Negara dan agama dalam implementasinya perlu dihubungkan dalam kehidupan bernegara. Bagaimana semestinya tingkat hubungan tersebut?
Wartapilihan.com, Depok — Prof Jimly Asshiddiqie menjelaskan, agama dan negara merupakan dua pihak yang harus saling membantu. Pasalnya, negara memiliki kepentingan untuk menjadikan warganya taat kepada agama.
“Dengan sengaja, kita membuat Pancasila dengan sila pertama, Ketuhanan Yang Maha Esa. Dengan sengaja, kita membuat kementerian agama. Kenapa itu perlu? Karena praktis. Kalau naik haji enggak diurus negara, kacau, jadi korban penipuan semua nanti. Israel juga punya menteri Agama, jadi bukan cuma Indonesia,” ujar Prof Jimly, dalam acara bertajuk ‘Islamic Conference on MUI Studies’ di Hotel Margonda, Depok, Kamis (27/7/2017).
“Maka dari itu, (hubungan keduanya) harus brotherly, bukan sekedar friendly. Kalau di negara lain kan bilangnya friendly, tapi kalau kita bukan sekedar itu. Harus brotherly,” lanjutnya.
Menurutnya, negara dalam memberlakukan suatu hukuman, semestinya sifat ya bukan hanya menghukum tetapi juga mendidik. “Etika lebih mudah menyerap substansi dari kebudayaan, agama, untuk menyumbang akhlak mulia dalam praktek,” jelas lelaki kelahiran Palembang ini.

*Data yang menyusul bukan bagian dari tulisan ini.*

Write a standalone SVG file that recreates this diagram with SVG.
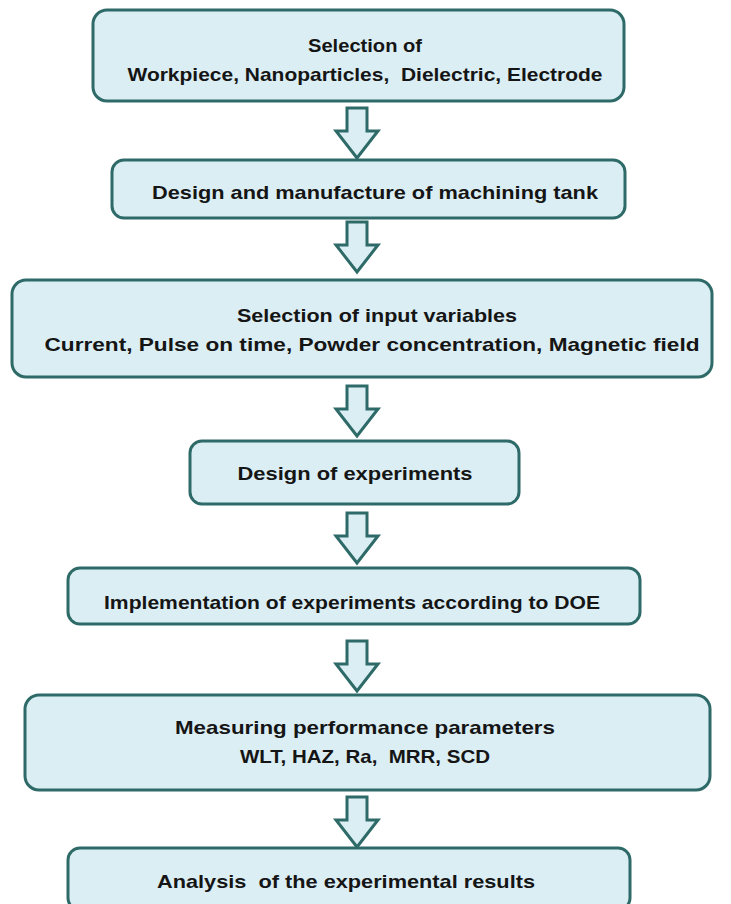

Dalam menerapkan hukum keagamaan di negara, ia menegaskan tetap perlu untuk membedakan, tidak mencampuradukkan. Pasalnya, tidak semua agama punya sistem hukum. “Yang punya sistem hukum adalah Islam, Hindu dan Yahudi. Kristen tidak punya. Maka Otomatis ketika bicara hukum selalu gak bisa ketemu, karena dia tidak punya wawasan tentang hukum agama. Tapi kalau kita bicara sistem etika, ketemu, ada kepentingan yang sama,”
“Kalau kita bicara halal-haram, susah. Kalau masalah etika bisa, tidak hitam putih. Kita mesti pandai memilah. Jangan sekularisme terus itu teori sudah lama. Sebenarnya itu juga terjadi di khaulafu Rasyidin. Umar bukan pengganti rasul dalam menerima Wahyu, hanya menjadi meneruskan kepemimpinan bernegara. Begitu juga jaman Utsman dan Ali,” katanya.
Ia menambahkan, tetap perlu ada pembedaan karena pada dasarnya, fatwa merupakan otoritas ulama, bukan otoritas negara. “Tapi (dalam mengurus proses) administrasinya negara boleh. Misalnya, membuat Direktori Pangan Halal,” tandasnya.